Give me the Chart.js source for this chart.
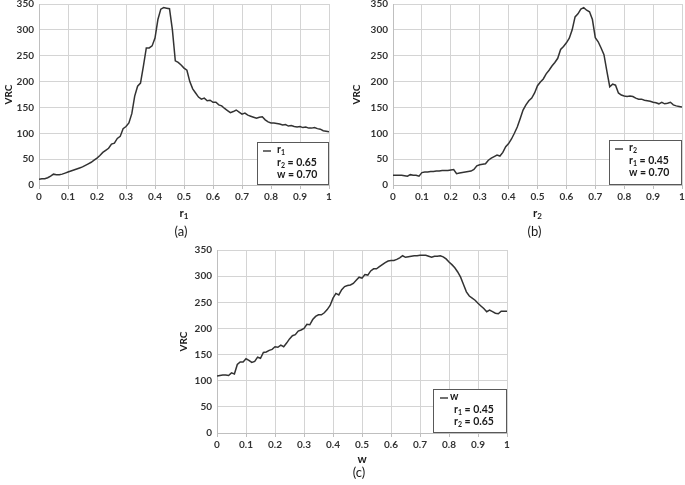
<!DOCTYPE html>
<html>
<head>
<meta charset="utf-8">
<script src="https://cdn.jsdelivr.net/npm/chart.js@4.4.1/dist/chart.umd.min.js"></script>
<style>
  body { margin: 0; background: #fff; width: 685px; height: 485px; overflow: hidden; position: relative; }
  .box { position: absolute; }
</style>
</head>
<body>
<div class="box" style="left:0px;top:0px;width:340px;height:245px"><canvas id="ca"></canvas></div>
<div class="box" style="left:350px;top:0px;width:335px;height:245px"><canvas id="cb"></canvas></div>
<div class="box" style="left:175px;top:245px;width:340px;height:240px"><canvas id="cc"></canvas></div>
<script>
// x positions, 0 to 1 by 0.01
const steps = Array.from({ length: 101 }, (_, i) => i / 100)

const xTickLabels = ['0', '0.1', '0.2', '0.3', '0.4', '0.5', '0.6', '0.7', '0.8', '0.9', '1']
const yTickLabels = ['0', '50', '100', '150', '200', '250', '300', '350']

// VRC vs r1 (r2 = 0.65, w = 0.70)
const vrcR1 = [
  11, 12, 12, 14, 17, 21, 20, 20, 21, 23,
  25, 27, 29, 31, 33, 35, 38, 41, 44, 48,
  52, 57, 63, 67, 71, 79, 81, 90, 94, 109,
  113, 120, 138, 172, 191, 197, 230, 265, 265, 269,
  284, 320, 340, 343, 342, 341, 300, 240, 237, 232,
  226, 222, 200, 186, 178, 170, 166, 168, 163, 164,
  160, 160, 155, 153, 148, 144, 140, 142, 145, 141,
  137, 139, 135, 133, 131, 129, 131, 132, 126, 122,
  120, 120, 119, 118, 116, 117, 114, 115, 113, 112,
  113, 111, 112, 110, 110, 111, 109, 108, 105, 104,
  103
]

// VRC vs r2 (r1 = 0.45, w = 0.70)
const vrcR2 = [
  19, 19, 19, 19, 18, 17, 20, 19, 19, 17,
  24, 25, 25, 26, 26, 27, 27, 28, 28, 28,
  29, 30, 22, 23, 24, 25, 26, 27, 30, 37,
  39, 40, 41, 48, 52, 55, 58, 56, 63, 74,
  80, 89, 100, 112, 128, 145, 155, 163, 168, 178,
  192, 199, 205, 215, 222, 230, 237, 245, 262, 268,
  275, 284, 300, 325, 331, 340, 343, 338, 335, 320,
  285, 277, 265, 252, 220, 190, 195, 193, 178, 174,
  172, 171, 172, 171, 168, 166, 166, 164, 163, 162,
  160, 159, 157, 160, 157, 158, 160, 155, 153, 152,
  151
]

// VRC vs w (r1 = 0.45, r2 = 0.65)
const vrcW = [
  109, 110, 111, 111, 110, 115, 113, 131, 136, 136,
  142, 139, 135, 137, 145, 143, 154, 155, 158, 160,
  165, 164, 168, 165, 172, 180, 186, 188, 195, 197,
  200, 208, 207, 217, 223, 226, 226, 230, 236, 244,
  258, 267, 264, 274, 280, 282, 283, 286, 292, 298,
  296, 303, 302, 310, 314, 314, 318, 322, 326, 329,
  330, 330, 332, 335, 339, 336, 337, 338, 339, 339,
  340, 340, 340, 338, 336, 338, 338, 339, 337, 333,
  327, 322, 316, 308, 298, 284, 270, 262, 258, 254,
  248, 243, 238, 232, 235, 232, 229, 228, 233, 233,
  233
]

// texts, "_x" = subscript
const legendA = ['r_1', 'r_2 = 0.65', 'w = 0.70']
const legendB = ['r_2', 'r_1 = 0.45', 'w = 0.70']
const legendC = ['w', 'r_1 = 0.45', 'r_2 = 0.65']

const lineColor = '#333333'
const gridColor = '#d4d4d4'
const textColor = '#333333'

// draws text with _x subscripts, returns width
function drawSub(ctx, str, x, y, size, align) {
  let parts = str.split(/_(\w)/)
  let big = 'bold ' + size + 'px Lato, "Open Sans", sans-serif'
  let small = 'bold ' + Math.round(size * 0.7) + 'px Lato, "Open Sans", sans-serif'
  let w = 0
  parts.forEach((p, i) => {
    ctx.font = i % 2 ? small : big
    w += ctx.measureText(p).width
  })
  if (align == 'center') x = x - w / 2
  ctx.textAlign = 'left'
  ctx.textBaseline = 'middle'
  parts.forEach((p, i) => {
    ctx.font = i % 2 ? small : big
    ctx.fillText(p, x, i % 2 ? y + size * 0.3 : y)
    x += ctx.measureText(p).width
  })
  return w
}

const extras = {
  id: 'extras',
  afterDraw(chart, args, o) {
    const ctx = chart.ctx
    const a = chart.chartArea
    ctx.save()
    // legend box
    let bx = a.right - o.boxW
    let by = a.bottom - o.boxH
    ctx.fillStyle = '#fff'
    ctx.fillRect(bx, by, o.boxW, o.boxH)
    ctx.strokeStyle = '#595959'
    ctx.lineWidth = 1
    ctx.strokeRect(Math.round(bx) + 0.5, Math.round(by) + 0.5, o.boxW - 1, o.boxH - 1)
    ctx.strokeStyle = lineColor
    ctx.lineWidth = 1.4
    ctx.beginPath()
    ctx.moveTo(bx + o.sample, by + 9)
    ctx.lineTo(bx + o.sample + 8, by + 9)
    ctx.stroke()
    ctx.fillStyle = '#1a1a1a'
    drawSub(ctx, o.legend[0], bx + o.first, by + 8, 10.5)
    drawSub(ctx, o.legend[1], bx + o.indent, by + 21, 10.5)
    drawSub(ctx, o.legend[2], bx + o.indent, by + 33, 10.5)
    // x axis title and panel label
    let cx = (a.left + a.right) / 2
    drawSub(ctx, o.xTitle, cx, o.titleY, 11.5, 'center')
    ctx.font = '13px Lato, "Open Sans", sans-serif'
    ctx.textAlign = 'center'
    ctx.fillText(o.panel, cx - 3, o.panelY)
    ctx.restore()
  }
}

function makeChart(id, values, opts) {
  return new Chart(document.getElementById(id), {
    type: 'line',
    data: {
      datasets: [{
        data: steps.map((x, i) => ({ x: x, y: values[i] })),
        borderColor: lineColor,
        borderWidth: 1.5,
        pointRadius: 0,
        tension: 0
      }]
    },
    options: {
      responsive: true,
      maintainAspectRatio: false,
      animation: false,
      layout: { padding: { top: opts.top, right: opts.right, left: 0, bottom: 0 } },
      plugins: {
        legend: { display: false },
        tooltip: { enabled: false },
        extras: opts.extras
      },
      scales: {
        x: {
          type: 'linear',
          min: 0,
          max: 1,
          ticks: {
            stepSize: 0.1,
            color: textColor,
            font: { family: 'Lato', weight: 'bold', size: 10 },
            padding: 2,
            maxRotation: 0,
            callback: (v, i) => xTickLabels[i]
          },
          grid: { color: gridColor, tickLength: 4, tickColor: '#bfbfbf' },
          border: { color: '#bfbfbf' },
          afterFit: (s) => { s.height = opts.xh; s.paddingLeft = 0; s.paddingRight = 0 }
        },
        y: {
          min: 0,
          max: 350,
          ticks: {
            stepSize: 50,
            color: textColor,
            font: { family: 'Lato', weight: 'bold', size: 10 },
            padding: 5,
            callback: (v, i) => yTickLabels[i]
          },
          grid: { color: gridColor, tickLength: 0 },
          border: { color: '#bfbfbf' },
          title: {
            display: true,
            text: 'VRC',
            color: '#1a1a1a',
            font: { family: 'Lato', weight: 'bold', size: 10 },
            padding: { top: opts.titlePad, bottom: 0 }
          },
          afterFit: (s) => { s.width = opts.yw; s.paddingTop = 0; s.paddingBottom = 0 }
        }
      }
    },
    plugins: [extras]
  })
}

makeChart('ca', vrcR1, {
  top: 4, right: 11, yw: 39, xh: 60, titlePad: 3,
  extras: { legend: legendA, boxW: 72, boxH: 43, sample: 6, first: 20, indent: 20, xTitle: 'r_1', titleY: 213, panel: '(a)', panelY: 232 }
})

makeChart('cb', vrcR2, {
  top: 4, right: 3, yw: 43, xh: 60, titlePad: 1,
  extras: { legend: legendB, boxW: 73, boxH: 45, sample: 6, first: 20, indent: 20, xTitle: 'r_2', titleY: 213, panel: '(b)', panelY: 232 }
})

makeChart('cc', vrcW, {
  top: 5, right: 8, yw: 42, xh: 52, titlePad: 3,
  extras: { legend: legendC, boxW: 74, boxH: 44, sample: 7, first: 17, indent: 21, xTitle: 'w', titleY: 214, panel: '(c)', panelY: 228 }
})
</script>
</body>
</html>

__________

◆ WHAT YOU HAVE TO DO
Leave the pictures out and reproduce exactly the lines from the top of the listing above through the line with "['0', '50', '100', '150', '200', '250', '300', '350']".

◆ REPLY TO THE TASK
Give me the Chart.js source for this chart.
<!DOCTYPE html>
<html>
<head>
<meta charset="utf-8">
<script src="https://cdn.jsdelivr.net/npm/chart.js@4.4.1/dist/chart.umd.min.js"></script>
<style>
  body { margin: 0; background: #fff; width: 685px; height: 485px; overflow: hidden; position: relative; }
  .box { position: absolute; }
</style>
</head>
<body>
<div class="box" style="left:0px;top:0px;width:340px;height:245px"><canvas id="ca"></canvas></div>
<div class="box" style="left:350px;top:0px;width:335px;height:245px"><canvas id="cb"></canvas></div>
<div class="box" style="left:175px;top:245px;width:340px;height:240px"><canvas id="cc"></canvas></div>
<script>
// x positions, 0 to 1 by 0.01
const steps = Array.from({ length: 101 }, (_, i) => i / 100)

const xTickLabels = ['0', '0.1', '0.2', '0.3', '0.4', '0.5', '0.6', '0.7', '0.8', '0.9', '1']
const yTickLabels = ['0', '50', '100', '150', '200', '250', '300', '350']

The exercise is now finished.